4. Care is coordinated and integrated across all elements of the complex health care system (e.g., subspecialty care, hospitals, home health agencies, nursing homes) and the patient’s community (e.g., family, public and private community-based services).

Care is facilitated by registries, information technology, health information exchange, and other means to assure that patients get the indicated care when and where they need and want it in a culturally and linguistically appropriate manner.

 

Medical Home Joint Principles

5. Quality and safety are hallmarks of the medical home:

  • Practices advocate for their patients to support the attainment of optimal, patient-centered outcomes that are defined by a care planning process driven by a compassionate, robust partnership between physicians, patients, and the patient's family.
  • Evidence-based medicine and clinical decision-support tools guide decision making.
  • Physicians in the practice accept accountability for continuous quality improvement through voluntary engagement in performance measurement and improvement.
  • Patients actively participate in decision-making and feedback is sought to ensure patients' expectations are being met.
  • Information technology is utilized appropriately to support optimal patient care, performance measurement, patient education, and enhanced communication.
  • Practices go through a voluntary recognition process by an appropriate non-governmental entity to demonstrate that they have the capabilities to provide patient centered services consistent with the medical home model.
  • Patients and families participate in quality improvement activities at the practice level.

6. Enhanced access to care is available through systems such as open scheduling, expanded hours and new options for communication between patients, their personal physician, and practice staff.
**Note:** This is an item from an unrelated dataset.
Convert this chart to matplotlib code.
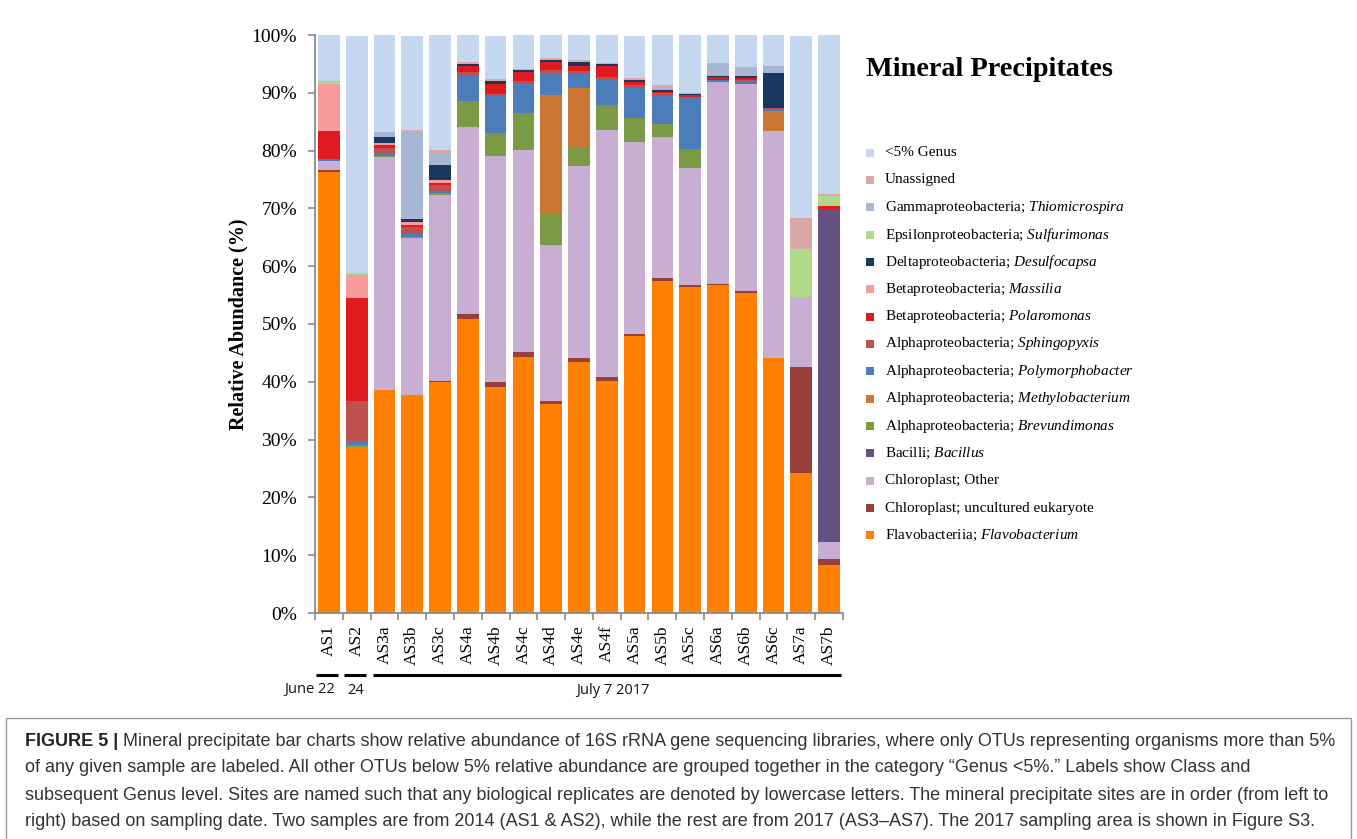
import matplotlib
matplotlib.use('Agg')
import matplotlib.pyplot as plt
import matplotlib.transforms as mtransforms
from matplotlib.patches import Rectangle
import numpy as np

plt.rcParams['mathtext.fontset'] = 'custom'
plt.rcParams['mathtext.rm'] = 'Liberation Serif'
plt.rcParams['mathtext.it'] = 'Liberation Serif:italic'
plt.rcParams['mathtext.bf'] = 'Liberation Serif:bold'

samples = ['AS1', 'AS2', 'AS3a', 'AS3b', 'AS3c', 'AS4a', 'AS4b', 'AS4c', 'AS4d', 'AS4e',
           'AS4f', 'AS5a', 'AS5b', 'AS5c', 'AS6a', 'AS6b', 'AS6c', 'AS7a', 'AS7b']

# relative abundance (%) per taxon, bottom of stack first
flavobacterium = [76.3, 28.8, 38.5, 37.8, 39.9, 50.9, 39.1, 44.3, 36.2, 43.4,
                  40.1, 48.0, 57.4, 56.4, 56.7, 55.4, 44.2, 24.3, 8.3]
chloro_uncult = [0.3, 0.0, 0.0, 0.0, 0.2, 0.9, 0.8, 0.9, 0.5, 0.8,
                 0.8, 0.3, 0.5, 0.3, 0.2, 0.3, 0.0, 18.2, 1.0]
chloro_other = [1.6, 0.0, 40.4, 27.0, 32.3, 32.2, 39.2, 34.9, 27.0, 33.1,
                42.7, 33.2, 24.5, 20.3, 34.9, 35.8, 39.2, 12.2, 2.9]
bacillus = [0, 0, 0, 0, 0, 0, 0, 0, 0, 0, 0, 0, 0, 0, 0, 0, 0, 0, 57.7]
brevundimonas = [0.0, 0.3, 0.2, 0.3, 0.2, 4.5, 3.9, 6.4, 5.3, 3.3,
                 4.3, 4.1, 2.2, 3.3, 0.0, 0.0, 0.0, 0.0, 0.0]
methylobacterium = [0, 0, 0, 0, 0, 0, 0, 0, 20.6, 10.2, 0, 0, 0, 0, 0, 0, 3.4, 0, 0]
polymorphobacter = [0.3, 0.6, 0.45, 0.55, 0.4, 4.5, 6.4, 5.1, 3.8, 2.5,
                    4.3, 5.3, 4.9, 8.9, 0.45, 0.45, 0.35, 0.0, 0.0]
sphingopyxis = [0.0, 7.0, 0.9, 1.1, 1.0, 0.6, 0.35, 0.45, 0.6, 0.4,
                0.6, 0.45, 0.4, 0.0, 0.0, 0.2, 0.3, 0.0, 0.0]
polaromonas = [4.9, 17.8, 0.5, 0.45, 0.35, 1.1, 1.8, 1.55, 1.4, 1.0,
               1.8, 0.6, 0.3, 0.45, 0.4, 0.4, 0.0, 0.0, 0.5]
massilia = [8.1, 4.0, 0.3, 0.4, 0.5, 0, 0, 0, 0, 0, 0, 0, 0, 0, 0, 0, 0, 0, 0]
desulfocapsa = [0.0, 0.0, 1.1, 0.5, 2.6, 0.2, 0.45, 0.3, 0.3, 0.6,
                0.4, 0.2, 0.2, 0.1, 0.3, 0.3, 6.0, 0.0, 0.0]
sulfurimonas = [0.3, 0.3, 0, 0, 0, 0, 0, 0, 0, 0, 0, 0, 0, 0, 0, 0, 0, 8.2, 1.7]
thiomicrospira = [0.0, 0.0, 0.9, 15.2, 2.1, 0, 0, 0, 0, 0,
                  0, 0, 0.6, 0, 2.2, 1.6, 1.2, 0, 0]
unassigned = [0.2, 0.0, 0.0, 0.2, 0.5, 0.4, 0.4, 0.3, 0.35, 0.3,
              0.2, 0.45, 0.3, 0.2, 0.0, 0.0, 0.0, 5.4, 0.35]
genus_lt5 = [8.4, 41.1, 16.9, 16.4, 19.9, 4.8, 7.5, 5.8, 4.0, 4.4,
             4.8, 7.3, 8.8, 10.0, 4.9, 5.6, 5.4, 31.6, 27.5]

series = [
    ('Flavobacteriia; $\\mathit{Flavobacterium}$', flavobacterium, '#ff8000'),
    ('Chloroplast; uncultured eukaryote', chloro_uncult, '#993f39'),
    ('Chloroplast; Other', chloro_other, '#c8aed3'),
    ('Bacilli; $\\mathit{Bacillus}$', bacillus, '#675083'),
    ('Alphaproteobacteria; $\\mathit{Brevundimonas}$', brevundimonas, '#7a9a46'),
    ('Alphaproteobacteria; $\\mathit{Methylobacterium}$', methylobacterium, '#cc7835'),
    ('Alphaproteobacteria; $\\mathit{Polymorphobacter}$', polymorphobacter, '#4a7dba'),
    ('Alphaproteobacteria; $\\mathit{Sphingopyxis}$', sphingopyxis, '#c0504d'),
    ('Betaproteobacteria; $\\mathit{Polaromonas}$', polaromonas, '#e01b1f'),
    ('Betaproteobacteria; $\\mathit{Massilia}$', massilia, '#f79b9b'),
    ('Deltaproteobacteria; $\\mathit{Desulfocapsa}$', desulfocapsa, '#17375e'),
    ('Epsilonproteobacteria; $\\mathit{Sulfurimonas}$', sulfurimonas, '#b0da8a'),
    ('Gammaproteobacteria; $\\mathit{Thiomicrospira}$', thiomicrospira, '#a7b6d2'),
    ('Unassigned', unassigned, '#d9a8a7'),
    ('<5% Genus', genus_lt5, '#c6d8ef'),
]

fig = plt.figure(figsize=(13.57, 8.39), dpi=100)
W, H = 1357, 839
ax = fig.add_axes([315 / W, 1 - 613 / H, 528 / W, 578 / H])

x = np.arange(len(samples))
bottom = np.zeros(len(samples))
for label, vals, color in series:
    vals = np.array(vals, dtype=float)
    ax.bar(x, vals, bottom=bottom, width=0.78, color=color, edgecolor='none', zorder=2)
    bottom += vals

ax.set_xlim(-0.5, len(samples) - 0.5)
ax.set_ylim(0, 100)
for s in ['top', 'right']:
    ax.spines[s].set_visible(False)
for s in ['left', 'bottom']:
    ax.spines[s].set_color('#8a8a8a')
    ax.spines[s].set_linewidth(1.3)

ax.set_yticks(np.arange(0, 101, 10))
ax.set_yticklabels([f'{v}%' for v in range(0, 101, 10)], family='Liberation Serif', fontsize=14)
ax.tick_params(axis='y', length=5, width=1.2, color='#8a8a8a', pad=8)

ax.set_xticks(x)
ax.set_xticklabels(samples, rotation=90, family='Liberation Serif', fontsize=12.5)
ax.set_xticks(np.arange(-0.5, len(samples), 1), minor=True)
ax.tick_params(axis='x', which='major', length=0, pad=9)
ax.tick_params(axis='x', which='minor', length=5, width=1.2, color='#8a8a8a')

ax.set_ylabel('Relative Abundance (%)', family='Liberation Serif', fontweight='bold',
              fontsize=14.5, labelpad=2)

# sampling date bars under the x labels
trans = mtransforms.blended_transform_factory(ax.transData, ax.transAxes)
ly = (613 - 675) / 578
ty = (613 - 690) / 578
for x0, x1 in [(-0.47, 0.31), (0.53, 1.33), (1.58, 18.42)]:
    ax.plot([x0, x1], [ly, ly], color='black', lw=2.2, transform=trans, clip_on=False,
            solid_capstyle='butt')
for xt, txt in [(-0.68, 'June 22'), (0.97, '24'), (10.22, 'July 7 2017')]:
    ax.text(xt, ty, txt, transform=trans, ha='center', va='center',
            family='Open Sans', fontsize=10.5, color='#111111')

# title and legend
fig.text(866 / W, 1 - 70 / H, 'Mineral Precipitates', family='Liberation Serif',
         fontweight='bold', fontsize=20.3, va='center', ha='left')
for i, (label, vals, color) in enumerate(series[::-1]):
    yc = 152.5 + i * 27.35
    fig.patches.append(Rectangle((866 / W, 1 - (yc + 4) / H), 8 / W, 8 / H,
                                 transform=fig.transFigure, facecolor=color,
                                 edgecolor='none'))
    fig.text(885 / W, 1 - yc / H, label, family='Liberation Serif', fontsize=11,
             va='center', ha='left')

# caption box
fig.patches.append(Rectangle((6 / W, -0.02), 1345 / W, 1 - 718 / H + 0.02,
                             transform=fig.transFigure, facecolor='none',
                             edgecolor='#9a9a9a', lw=1.0))
caption = [
    'Mineral precipitate bar charts show relative abundance of 16S rRNA gene sequencing libraries, where only OTUs representing organisms more than 5%',
    'of any given sample are labeled. All other OTUs below 5% relative abundance are grouped together in the category \u201cGenus <5%.\u201d Labels show Class and',
    'subsequent Genus level. Sites are named such that any biological replicates are denoted by lowercase letters. The mineral precipitate sites are in order (from left to',
    'right) based on sampling date. Two samples are from 2014 (AS1 & AS2), while the rest are from 2017 (AS3\u2013AS7). The 2017 sampling area is shown in Figure S3.',
]
cap_y = [741, 768, 795, 822]
cap_size = 13.0
renderer = fig.canvas.get_renderer()
head = fig.text(25 / W, 1 - cap_y[0] / H, 'FIGURE 5 | ', family='Liberation Sans',
                fontweight='bold', fontsize=cap_size, color='#222222', va='center')
hw = head.get_window_extent(renderer).width
fig.text((25 + hw) / W, 1 - cap_y[0] / H, caption[0], family='Liberation Sans',
         fontsize=cap_size, color='#333333', va='center')
for yy, line in zip(cap_y[1:], caption[1:]):
    fig.text(25 / W, 1 - yy / H, line, family='Liberation Sans', fontsize=cap_size,
             color='#333333', va='center')

fig.savefig('out.png', dpi=100)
7. Payment appropriately recognizes the added value provided to patients who have a patient-centered medical home. The payment structure should be based on the following framework:

  • It should reflect the value of physician and non-physician staff patient-centered care management work that falls outside of the face-to-face visit.
  • It should pay for services associated with coordination of care both within a given practice and between consultants, ancillary providers, and community resources.
  • It should support adoption and use of health information technology for quality improvement.
  • It should support provision of enhanced communication access such as secure e-mail and telephone consultation.
  • It should recognize the value of physician work associated with remote monitoring of clinical data using technology.
  • It should allow for separate fee-for-service payments for face-to-face visits. (Payments for care management services that fall outside of the face-to-face visit, as described above, should not result in a reduction in the payments for face-to-face visits).
  • It should recognize case mix differences in the patient population being treated within the practice.
  • It should allow physicians to share in savings from reduced hospitalizations associated with physician-guided care management in the office setting.
  • It should allow for additional payments for achieving measurable and continuous quality improvements.